November Is Pancreatic Cancer Awareness Month - NFCR


November Is Pancreatic Cancer Awareness Month

X-ray highlighting the pancreas

Even in the company of other vicious diseases, pancreatic cancer is particularly nasty: The one-year relative survival rate is 20% and the five-year rate is 7%. It ranks third in cancer-related deaths in the United States, and it is expected that over 55,000 Americans will be diagnosed this year alone.

It is deadly because it is stealthy.

While testicular cancer presents with a lump and skin cancer with a lesion, because the pancreas is buried so deeply within the body, the initial signs of pancreatic cancer are often overlooked or misdiagnosed.  November is Pancreatic Cancer Awareness Month, and the overall message is for the populace to not take mysterious symptoms lightly.

“It is the world’s toughest cancer,” admits Virginia Manax, M.D., chief medical officer of the Pancreatic Cancer Action Network (PanCAN) and one of the nation’s loudest advocates for pancreatic health. “And it takes a lot of imaging and a lot of tests to detect it. Moreover, there are no tests for early detection. When it presents an opportunity to be detected, it’s usually at an advanced state.”

That “advanced state,” she explains, most often announces itself as a yellowing of the skin and eyes, a condition known as jaundice. A tumor in the head of the pancreas can cause narrowing of the bile duct and block the bile (a fluid that aids digestion) flowing from the gallbladder and into the small intestine. Blockage of the duct causes a buildup of bilirubin, an orange-yellow pigment formed in the liver by the breakdown of hemoglobin and excreted in bile that then leaks into the body, causing the discoloration. It is at this point, however, that the cancer has begun to spread and is in its deadliest stage.

But this only after a host of far less obvious clues become manifest: belly or back pain, diabetes, nausea and vomiting, uneven fat distribution, poor appetite and weight loss. The key, says Manax, is how quickly these signs present, how long they persist and how dramatic they are. For example, a person’s weight will naturally oscillate from month to month, but a sudden drop of 15 pounds or more for no apparent reason is cause to see your doctor.

Manax is quick to add, however, that while the signs and symptoms of pancreatic cancer are surreptitious, its risk factors are not.

“Age (the average age for a diagnosis is 71), family history, if there is an incidence of chronic or hereditary pancreatitis, smoking, obesity and long-standing diabetes—these are the more familiar risk factors for developing the cancer,” she says.

“Chemotherapy, radiotherapy and surgery are the usual treatments,” Manax continues, “and there are some targeted therapies, but those depend on the kind of cancer diagnosed and the stage.”

Manax is alluding to the fact that “pancreatic cancer” is actually an umbrella term, for there are several different kinds of the disease.
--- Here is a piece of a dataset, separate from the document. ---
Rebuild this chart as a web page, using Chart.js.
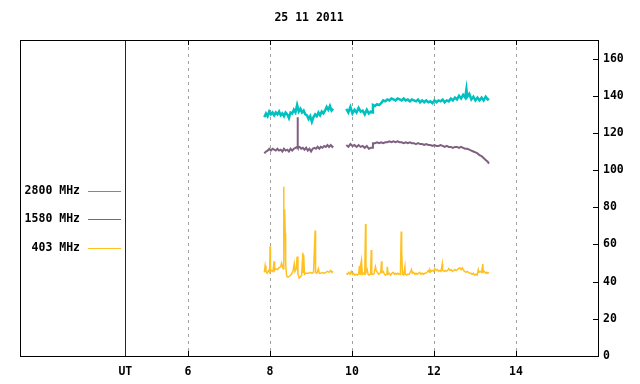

The pancreas is primarily composed to two types of cells, exocrine cells that help with digestion, and endocrine cells that are responsible for insulin production. About 95% of cancers of the exocrine pancreas are adenocarcinomas, usually starting in the ducts of the pancreas. Tumors of the endocrine pancreas are far less common, making up less than 5% of all pancreatic cancers. As a group, they are often called pancreatic neuroendocrine tumors or islet cell tumors, and some of this type can, in fact, be benign (but whose cells can be practically identical to a cancerous one under a microscope).

“Physicians and individuals need to know what this cancer is,” Manax says. “They need to know of potential symptoms. Pancreatic cancer is already the third deadliest cancer in the USA, and it is expected to become the second most deadly in 2020.”

Along with Manax and PanCAN, the National Foundation for Cancer Research (NFCR) also makes pancreatic cancer a focus. Two currently funded NFCR scientists, Daniel Von Hoff, M.D., and Laurence Hurley, Ph.D., are working at the genetic level of the disease, seeking ways to use the body’s DNA to suppress tumors. Another recently funded NFCR physician, Yung-Chi Cheng, Ph.D., has explored the therapeutic properties of PHY906, a Chinese herbal medicine formula. When combined with chemotherapy, PHY906 alleviates the unpleasant gastrointestinal side effects of chemotherapy for pancreatic, colorectal and liver cancer patients. There is evidence PHY906 may have antitumor properties, as well.